2. Berufung des Klägers

Die Berufung des Klägers ist unbegründet. Wie er erstinstanzlich klargestellt hat, erstrebt er mit seinem nunmehr weiter verfolgten Hauptantrag die Feststellung, er sei schon von Anfang an nicht Gesellschafter der Beklagten geworden. Mit diesem Ziel führt die Berufung aber nicht zum Erfolg.

Zu Recht ist das Landgericht davon ausgegangen, dass die Beteiligung des Klägers an der Beklagten nicht wegen Sittenwidrigkeit gemäß § 138 BGB nichtig war. Insoweit nimmt der Senat Bezug auf die Entscheidungsgründe des angefochtenen Urteils. Darin ist zutreffend ausgeführt wird, dass selbst eine Täuschung über die wirtschaftliche Zweckmäßigkeit der Beteiligung des Klägers keine Sittenwidrigkeit des Gesellschaftszwecks begründen würde.

Im Übrigen kann auf die Ausführungen zur Berufung der Beklagten verwiesen werden. Wie dort im Einzelnen dargelegt, unterliegt die Wirksamkeit des Beitritts des Klägers keinem ernsthaften Zweifel. Für die von ihm mit der Berufung begehrte Feststellung besteht deshalb kein Raum.

3. Nebenentscheidungen

Die Kostenentscheidung ergeht gemäß §§ 91 Abs. 1, 97 Abs. 1 ZPO. Die Entscheidung über die vorläufige Vollstreckbarkeit beruht auf §§ 708 Nr. 10, 709 Satz 2, 711 ZPO.

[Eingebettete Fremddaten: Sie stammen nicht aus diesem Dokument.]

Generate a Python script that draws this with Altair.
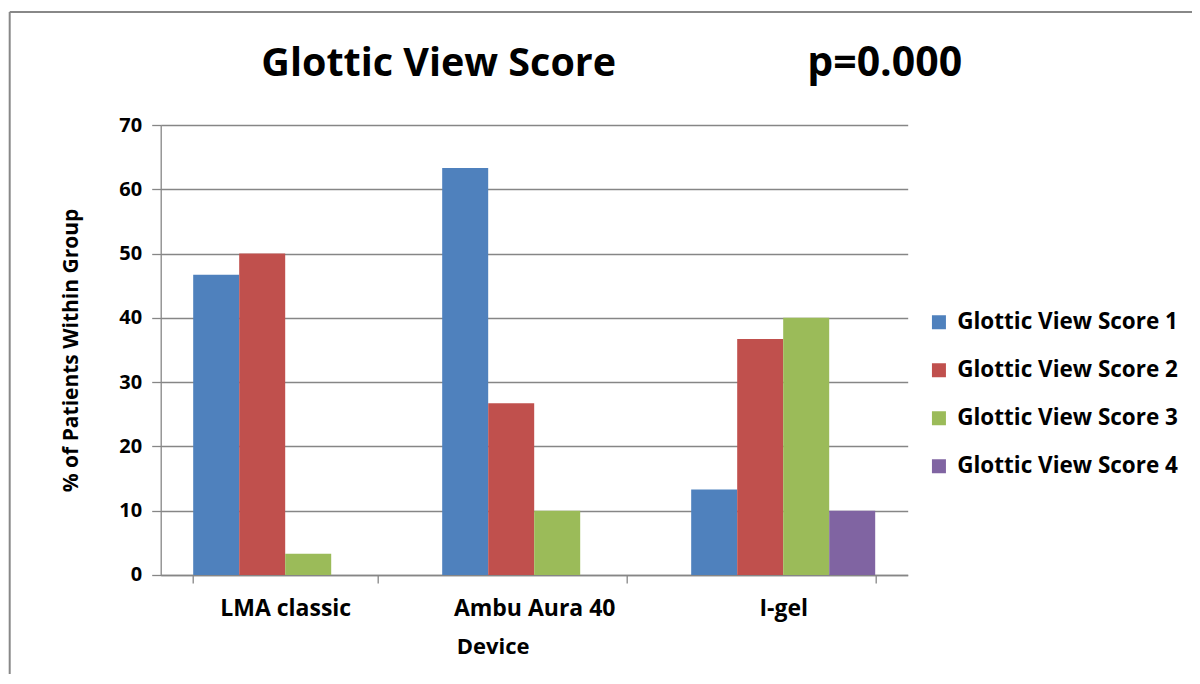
import altair as alt
import pandas as pd

devices = ["LMA classic", "Ambu Aura 40", "I-gel"]
scores = ["Glottic View Score 1", "Glottic View Score 2", "Glottic View Score 3", "Glottic View Score 4"]
score1 = [46.7, 63.3, 13.3]
score2 = [50.0, 26.7, 36.7]
score3 = [3.3, 10.0, 40.0]
score4 = [0.0, 0.0, 10.0]
colors = ["#4F81BD", "#C0504D", "#9BBB59", "#8064A2"]
y_ticks = [0, 10, 20, 30, 40, 50, 60, 70]

rows = []
for s, vals in zip(scores, [score1, score2, score3, score4]):
    for d, v in zip(devices, vals):
        rows.append({"Device": d, "Score": s, "Value": v})
df = pd.DataFrame(rows)

FONT = "Open Sans"
GRAY = "#868686"

bars = alt.Chart(df).mark_bar().encode(
    x=alt.X(
        "Device:N", sort=devices,
        scale=alt.Scale(paddingInner=0.261, paddingOuter=0.1305),
        axis=alt.Axis(
            title="Device", labelAngle=0, tickBand="extent", ticks=True, tickSize=8,
            tickColor=GRAY, tickWidth=1.3, domainColor=GRAY, domainWidth=1.6,
            labelFont=FONT, labelFontSize=23, labelFontWeight="bold", labelColor="black",
            labelPadding=15, titleFont=FONT, titleFontSize=22, titleFontWeight="bold",
            titleColor="black", titleX=332, titleY=79, titleBaseline="alphabetic", grid=False,
        ),
    ),
    xOffset=alt.XOffset("Score:N", sort=scores, scale=alt.Scale(paddingInner=0, paddingOuter=0)),
    y=alt.Y(
        "Value:Q", scale=alt.Scale(domain=[0, 70]),
        axis=alt.Axis(
            values=y_ticks, title="% of Patients Within Group", grid=True, gridColor=GRAY,
            gridWidth=1.3, tickColor=GRAY, tickWidth=1.3, tickSize=9, domainColor=GRAY,
            domainWidth=1.3, labelFont=FONT, labelFontSize=20, labelFontWeight="bold",
            labelColor="black", labelPadding=10, titleFont=FONT, titleFontSize=21,
            titleFontWeight="bold", titleColor="black", titlePadding=37,
        ),
    ),
    color=alt.Color(
        "Score:N", sort=scores, scale=alt.Scale(domain=scores, range=colors),
        legend=alt.Legend(
            title=None, orient="none", legendX=767, legendY=186, symbolType="square",
            symbolSize=196, symbolStrokeWidth=0, labelFont=FONT, labelFontSize=22.5,
            labelFontWeight="bold", labelColor="black", labelOffset=7, rowPadding=25,
            padding=0, labelLimit=400,
        ),
    ),
)

one = pd.DataFrame({"k": [0]})
title1 = alt.Chart(one).mark_text(
    font=FONT, fontSize=39.5, fontWeight="bold", color="black", align="center", baseline="alphabetic"
).encode(x=alt.value(278), y=alt.value(-49), text=alt.value("Glottic View Score"))
title2 = alt.Chart(one).mark_text(
    font=FONT, fontSize=41, fontWeight="bold", color="black", align="center", baseline="alphabetic"
).encode(x=alt.value(724), y=alt.value(-49), text=alt.value("p=0.000"))

frame_top = alt.Chart(one).mark_rule(color="#888888", strokeWidth=2).encode(
    x=alt.value(-151), x2=alt.value(1040), y=alt.value(-113)
)
frame_left = alt.Chart(one).mark_rule(color="#888888", strokeWidth=2).encode(
    x=alt.value(-151), y=alt.value(-113), y2=alt.value(560)
)

chart = alt.layer(bars, title1, title2, frame_top, frame_left).properties(
    width=747, height=450, autosize="none",
    padding={"left": 152.7, "top": 117, "right": 284, "bottom": 99},
    background="white",
).configure_view(stroke=None)

chart.save("out.html", embed_options={"renderer": "svg", "actions": False})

Eine Zulassung der Revision gemäß § 543 Abs. 2 ZPO ist nicht veranlasst. Da die für den konkreten Einzelfall maßgebenden Rechtsfragen durch die höchste Rechtsprechung des Bundesgerichtshofs beantwortet werden, hat die Sache keine grundsätzliche Bedeutung. Auch zur Fortbildung des Rechts oder zur Sicherung einer einheitlichen Rechtsprechung ist keine Entscheidung des Berufungsgerichts erforderlich.